Base class for all environment classes. It defines the interface and elementary properties for an environment in the context of reinforcement learning.

Parameters:

p_latency (timedelta) – Optional latency of environment. If not provided, the internal value of constant C_LATENCY is used by default.
p_fct_strans (FctSTrans) – Optional external function for state transition.
p_fct_reward (FctReward) – Optional external function for reward computation.
p_fct_success (FctSuccess) – Optional external function for state evaluation ‘success’.
p_fct_broken (FctBroken) – Optional external function for state evaluation ‘broken’.
p_mujoco_file – Path to XML file for MuJoCo model.
p_frame_skip (int) – Frame to be skipped every step. Default = 1.
p_state_mapping – State mapping if the MLPro state and MuJoCo state have different naming.
p_action_mapping – Action mapping if the MLPro action and MuJoCo action have different naming.
p_use_radian (bool) – Use radian if the action and the state based on radian unit. Default = True.
p_camera_conf (tuple) – Default camera configuration on MuJoCo Simulation (xyz position, elevation, distance).
p_visualize (bool) – Boolean switch for env/agent visualisation. Default = False.
p_logging – Log level (see class Log for more details).

_latency

Latency of the environment.

Type:: timedelta

_state

Current state of environment.

Type:: State

_state

Previous state of environment.

Type:: State

_last_action

Last action.

Type:: Action

_last_reward

Last reward.

Type:: Reward

_afct_strans

Internal adaptive state transition function.

Type:: AFctSTrans

_afct_reward

Internal adaptive reward function.

Type:: AFctReward

_afct_success

Internal adaptive function for state evaluation ‘success’.

Type:: AFctSuccess

_afct_broken

Internal adaptive function for state evaluation ‘broken’.

Type:: AFctBroken

C_TYPE = 'Environment Base'

C_REWARD_TYPE = 0

switch_logging(p_logging)

Sets new log level.

Parameters:: p_logging – Log level (constant C_LOG_LEVELS contains valid values)

get_reward_type()

get_last_reward() → Reward

get_functions()

get_cycle_limit() → int: Returns limit of cycles per training episode. To be implemented in child classes.
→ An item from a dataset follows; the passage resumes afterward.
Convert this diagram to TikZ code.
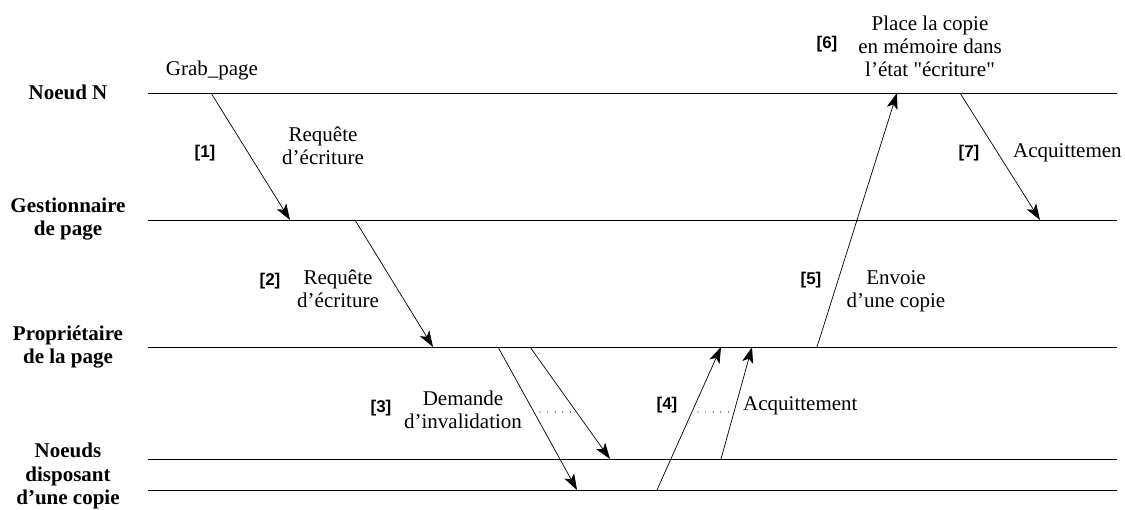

_process_action(p_action: Action) → bool: Custom method for state transition. To be implemented in a child class. See method process_action() for further details.

compute_reward(p_state_old: State = None, p_state_new: State = None) → Reward

Computes a reward for the state transition, given by two successive states. The reward computation itself is carried out either by a custom implementation in method _compute_reward() or by an embedded adaptive function.

Parameters:

p_state_old (State) – Optional state before transition. If None the internal previous state of the environment is used.
p_state_new (State) – Optional tate after transition. If None the internal current state of the environment is used.

Returns:

Reward object.

Return type:

Reward

class mlpro.rl.models_env.Environment(p_mode=0, p_latency: timedelta = None, p_fct_strans: FctSTrans = None, p_fct_reward: FctReward = None, p_fct_success: FctSuccess = None, p_fct_broken: FctBroken = None, p_mujoco_file=None, p_frame_skip: int = 1, p_state_mapping=None, p_action_mapping=None, p_camera_conf: tuple = (None, None, None), p_visualize: bool = False, p_logging=True)

Bases: EnvBase

This class represents the central environment model to be reused/inherited in own rl projects.

Parameters:

p_mode – Mode of environment. Possible values are Mode.C_MODE_SIM(default) or Mode.C_MODE_REAL.
p_latency (timedelta) – Optional latency of environment. If not provided, the internal value of constant C_LATENCY is used by default.
p_fct_strans (FctSTrans) – Optional external function for state transition.
p_fct_reward (FctReward) – Optional external function for reward computation.
p_fct_success (FctSuccess) – Optional external function for state evaluation ‘success’.
p_fct_broken (FctBroken) – Optional external function for state evaluation ‘broken’.
p_mujoco_file – Path to XML file for MuJoCo model.
p_frame_skip (int) – Frame to be skipped every step. Default = 1.
p_state_mapping – State mapping if the MLPro state and MuJoCo state have different naming.
p_action_mapping – Action mapping if the MLPro action and MuJoCo action have different naming.
p_use_radian (bool) – Use radian if the action and the state based on radian unit. Default = True.
p_camera_conf (tuple) – Default camera configuration on MuJoCo Simulation (xyz position, elevation, distance).
p_visualize (bool) – Boolean switch for env/agent visualisation. Default = True.
p_logging – Log level (see class Log for more details)

C_TYPE = 'Environment'

C_CYCLE_LIMIT = 0

static setup_spaces()

Static template method to set up and return state and action space of environment.

Returns:

state_space (MSpace) – State space object
action_space (MSpace) – Action space object

get_cycle_limit() → int: Returns limit of cycles per training episode.